A twisting chain-link and barbed-wire fence installed by French artist and architect Didier Faustino at an exhibition in Cincinnati determines the path taken by visitors through the gallery space.
Faustino's installation is called Point Break and creates a barrier running diagonally across one of the galleries at Cincinnati's Contemporary Arts Center.
Made from a material commonly used to define international borders and property limits within urban environments, the fence is edge with barbed wire to create a feeling of danger that evokes the risks involved in illegal immigration.
"When you cross borders there is always this feeling of guilt, where you feel afraid and in danger, and for me the idea of the piece is to recreate this feeling inside the gallery," Faustino told Dezeen.
As it bisects the space the fence rotates 180 degrees and rises above the ground to define a passage that visitors follow to cross from the entrance to the exit.
The title of the work refers to the 1991 movie starring Patrick Swayze as an anarchic bank-robbing surfer.
The spiralling form of the fence resembles the tunnel created beneath a breaking wave.
The Point Break installation is an evolution of a previous work that Faustino created for experimental New York exhibition space Storefront for Art and Architecture in 2008.
The original version was called (G)host in the (S)hell and transformed the front of the urban gallery by weaving a fence through openings in the facade.
Point Break is part of a group exhibition called Buildering: Misbehaving the City, which features work by 27 artists who explore the idea of creative misuse of buildings and urban spaces.
In another gallery, Faustino has installed a version of his Home Suit Home artwork comprising a hollow suit made from standard carpet, which was previously exhibited at Galerie Michel Rein in Paris. For the Cincinnati exhibition, Faustino covered the gallery floor in carpet from which the net shape used to create the suit was cut in one piece and folded into shape.
"When carpet - this basic material of architecture - is transformed into the Home Suit Home it becomes a kind of protective element like a real home," explained Faustino.
Both pieces are part of Fautino's continuing experiments into the relationship between the body and architecture, which he says are "about experiencing fragility, provoking instability in space and showing how architecture creates a shelter that protects the body at its centre."
Photography of the Point Break exhibition is by Kelly Barrie.
Here's some more information from the artist:
Didier Faustino: "Buildering: Misbehaving the City" at Contemporary Arts Center, Cincinnati
At the heart of the exhibition 'Buildering: Misbehaving the City' at the Contemporary Arts Center in Cincinnati, two of Didier Faustino's works help to redefine urban and physical borders, to express his transgressive vision of architecture and the misuse of codes regarding housing, thus exploring limits to physical and psychological freedom.
Crossing the space diagonally, the Point Break installation reflects on the materiality of metal fencing and the use of it in towns and American suburbs.

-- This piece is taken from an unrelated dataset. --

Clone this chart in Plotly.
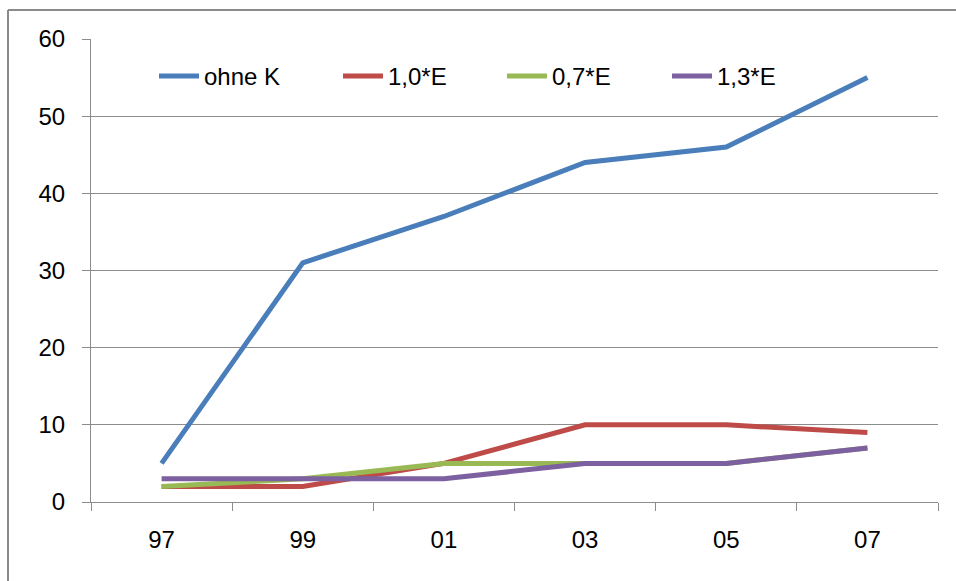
import plotly.graph_objects as go

categories = ["97", "99", "01", "03", "05", "07"]
ohne_k = [5, 31, 37, 44, 46, 55]
e_10 = [2, 2, 5, 10, 10, 9]
e_07 = [2, 3, 5, 5, 5, 7]
e_13 = [3, 3, 3, 5, 5, 7]
y_ticks = [0, 10, 20, 30, 40, 50, 60]

series = [
    ("ohne K", ohne_k, "#4A7EBB"),
    ("1,0*E", e_10, "#BE4B48"),
    ("0,7*E", e_07, "#98B954"),
    ("1,3*E", e_13, "#7D60A0"),
]
# legend entry left edges (px from left of plot area)
legend_px = [63, 247, 411, 576]
legend_ids = ["legend", "legend2", "legend3", "legend4"]

fig = go.Figure()
for (name, vals, col), lid in zip(series, legend_ids):
    fig.add_trace(go.Scatter(x=categories, y=vals, name=name, mode="lines",
                             legend=lid,
                             line=dict(color=col, width=5, shape="linear")))

grid = "#8C8C8C"
legend_common = dict(orientation="h", y=0.968, xanchor="left", yanchor="top",
                     bgcolor="rgba(0,0,0,0)", font=dict(size=24), itemwidth=40)
legends = {lid: dict(x=px / 847, **legend_common) for lid, px in zip(legend_ids, legend_px)}

fig.update_layout(
    width=956, height=581,
    margin=dict(l=91, r=18, t=39, b=79),
    paper_bgcolor="white", plot_bgcolor="white",
    font=dict(family="Liberation Sans, Arial, sans-serif", size=24, color="black"),
    showlegend=True,
    **legends,
    xaxis=dict(type="category", range=[-0.5, 5.5], tickson="boundaries",
               ticks="outside", ticklen=8, tickcolor=grid, tickwidth=1,
               showline=True, linecolor=grid, linewidth=1, showgrid=False,
               ticklabelstandoff=16, fixedrange=True),
    yaxis=dict(range=[0, 60], tickvals=y_ticks, ticks="outside", ticklen=8,
               tickcolor=grid, tickwidth=1, showline=True, linecolor=grid,
               linewidth=1, showgrid=True, gridcolor=grid, gridwidth=1,
               zeroline=False, ticklabelstandoff=12, fixedrange=True),
)

# outer chart border (top and left edges visible)
fig.add_shape(type="line", xref="paper", yref="paper",
              x0=(8 - 91) / 847, x1=1.05, y0=(502 - 10) / 463, y1=(502 - 10) / 463,
              line=dict(color="#8A8A8A", width=2))
fig.add_shape(type="line", xref="paper", yref="paper",
              x0=(8 - 91) / 847, x1=(8 - 91) / 847, y0=(502 - 10) / 463, y1=-0.2,
              line=dict(color="#8A8A8A", width=2))

fig.write_html("out.html")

It provides a formal criticism, misappropriating this commonplace material to create a passage. The barriers refer to private property, fundamental in the USA, and the passage that they provide here remains extremely dangerous, requiring visitors to take a physical risk connecting them to illegal immigration and to the notion of border. Changing the exhibition space into an ambiguous territory, Point Break expands as if to delineate space, raising social, political as well as psychological questions.

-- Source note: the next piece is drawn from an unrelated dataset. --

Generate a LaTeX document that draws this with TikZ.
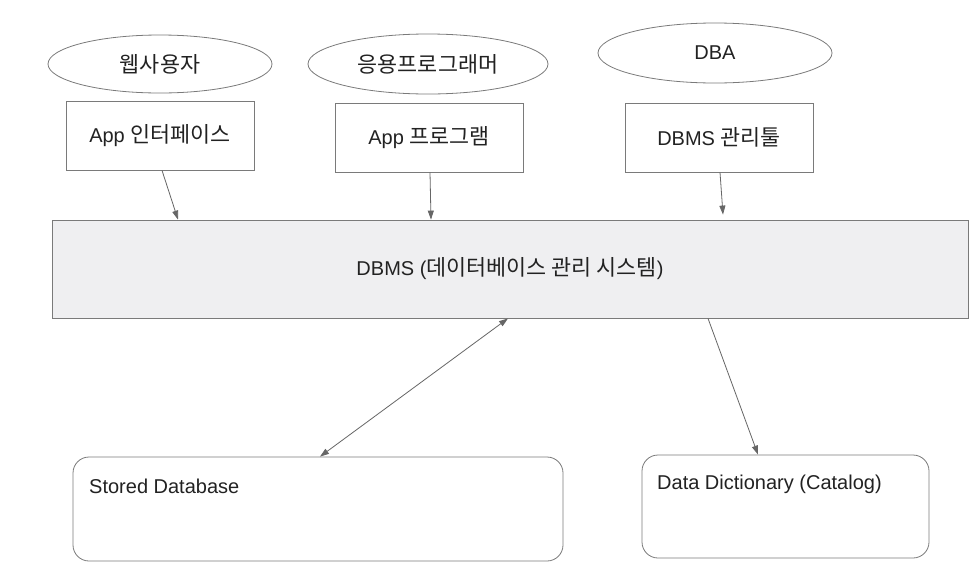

With Home Suit Home, Didier Faustino invites us to enter a disturbing world, strangely resembling ours but haunted by another 'us' in customised armour in the most banal domestic material. The artwork draws on signs from our familiar environment but endeavours to turn it inside out, literally, like a glove, projecting the visitor into an unstable world. It plays with elements representing hindrance, displacement and inversion and takes on bodily characteristics consisting of poor materials from our standardized homes.

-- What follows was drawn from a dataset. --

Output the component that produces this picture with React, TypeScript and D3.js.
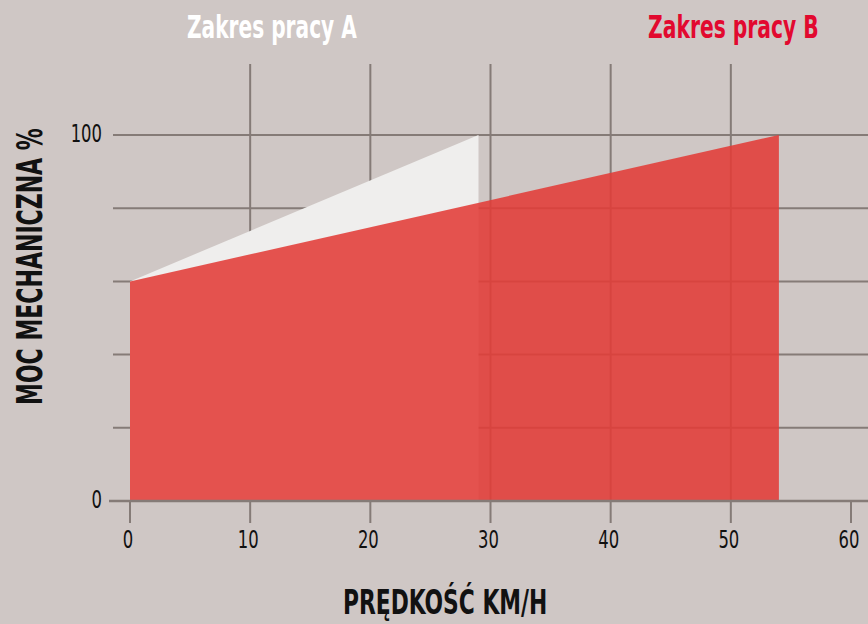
import React from 'react';
import * as d3 from 'd3';

// speed (km/h) and mechanical power (%) for both working ranges
const rangeA = [
  { speed: 0, power: 60 },
  { speed: 29, power: 100 },
];
const rangeB = [
  { speed: 0, power: 60 },
  { speed: 54, power: 100 },
];
const xTicks = [0, 10, 20, 30, 40, 50, 60];
const yGrid = [20, 40, 60, 80, 100];
const yLabels = [0, 100];

const W = 868;
const H = 624;
const bg = '#cfc7c5';
const gridColor = '#857b77';
const narrow = '"Liberation Sans Narrow", "DejaVu Sans Condensed", "Roboto Condensed", sans-serif';

const App = () => {
  const x = d3.scaleLinear().domain([0, 60]).range([130, 851]);
  const y = d3.scaleLinear().domain([0, 100]).range([501, 135]);

  const area = d3
    .area<{ speed: number; power: number }>()
    .x((d) => x(d.speed))
    .y0(y(0))
    .y1((d) => y(d.power));

  return (
    <div style={{ position: 'fixed', left: 0, top: 0 }}>
      <svg width={W} height={H} style={{ display: 'block', background: bg }}>
        <rect width={W} height={H} fill={bg} />

        {/* horizontal grid */}
        {yGrid.map((v) => (
          <line key={'h' + v} x1={113} x2={W} y1={y(v)} y2={y(v)} stroke={gridColor} strokeWidth={2} />
        ))}
        {/* vertical grid, only the inner ticks reach the top */}
        {xTicks.map((v) => (
          <line
            key={'v' + v}
            x1={x(v)}
            x2={x(v)}
            y1={v === 0 || v === 60 ? y(0) : 64}
            y2={523}
            stroke={gridColor}
            strokeWidth={2}
          />
        ))}

        {/* areas */}
        <path d={area(rangeA) || ''} fill="#efeeed" />
        <path d={area(rangeB) || ''} fill="#e23c38" fillOpacity={0.88} />

        {/* x axis line */}
        <line x1={109} x2={W} y1={y(0)} y2={y(0)} stroke={gridColor} strokeWidth={2.5} />

        {/* tick labels, squeezed horizontally */}
        {xTicks.map((v) => (
          <text
            key={'xt' + v}
            transform={`translate(${x(v) - 2},548) scale(0.73,1)`}
            textAnchor="middle"
            fontFamily={narrow}
            fontSize={25}
            fill="#111"
          >
            {v}
          </text>
        ))}
        {yLabels.map((v) => (
          <text
            key={'yt' + v}
            transform={`translate(102,${y(v) + 7}) scale(0.73,1)`}
            textAnchor="end"
            fontFamily={narrow}
            fontSize={25}
            fill="#111"
          >
            {v}
          </text>
        ))}

        {/* range titles */}
        <text
          transform="translate(187,38) scale(0.7,1)"
          fontFamily={narrow}
          fontWeight="bold"
          fontSize={32}
          fill="#ffffff"
        >
          Zakres pracy A
        </text>
        <text
          transform="translate(648,38) scale(0.705,1)"
          fontFamily={narrow}
          fontWeight="bold"
          fontSize={32}
          fill="#e2092f"
        >
          Zakres pracy B
        </text>

        {/* axis titles */}
        <text
          transform="translate(42,405) rotate(-90) scale(0.68,1)"
          fontFamily={narrow}
          fontWeight="bold"
          fontSize={36}
          fill="#111"
        >
          MOC MECHANICZNA %
        </text>
        <text
          transform="translate(343,614) scale(0.735,1)"
          fontFamily={narrow}
          fontWeight="bold"
          fontSize={33}
          fill="#111"
        >
          PRĘDKOŚĆ KM/H
        </text>
      </svg>
    </div>
  );
};

export default App;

Unusually concerned in front of our apartments and offices that have suddenly become unwelcoming, we are drawn to think about the lives that animate our familiar environments and the fictional borders that claim to separate art from our lives, political decisions from our aesthetic models. Reversibility characterises this installation, where the home is in turns designated like a compartment to be occupied and an impossible destination, where the anthropomorphic figure forms an interior as well as an exterior, a container and contents.
Our housing models, our way of organising and accommodating our bodies, our spectacular buildings, the constraints opposing our flesh are in question here. Didier Faustino’s ploy radicalises the architectural intention, to the point of formulating a resolute criticism of future planning for households.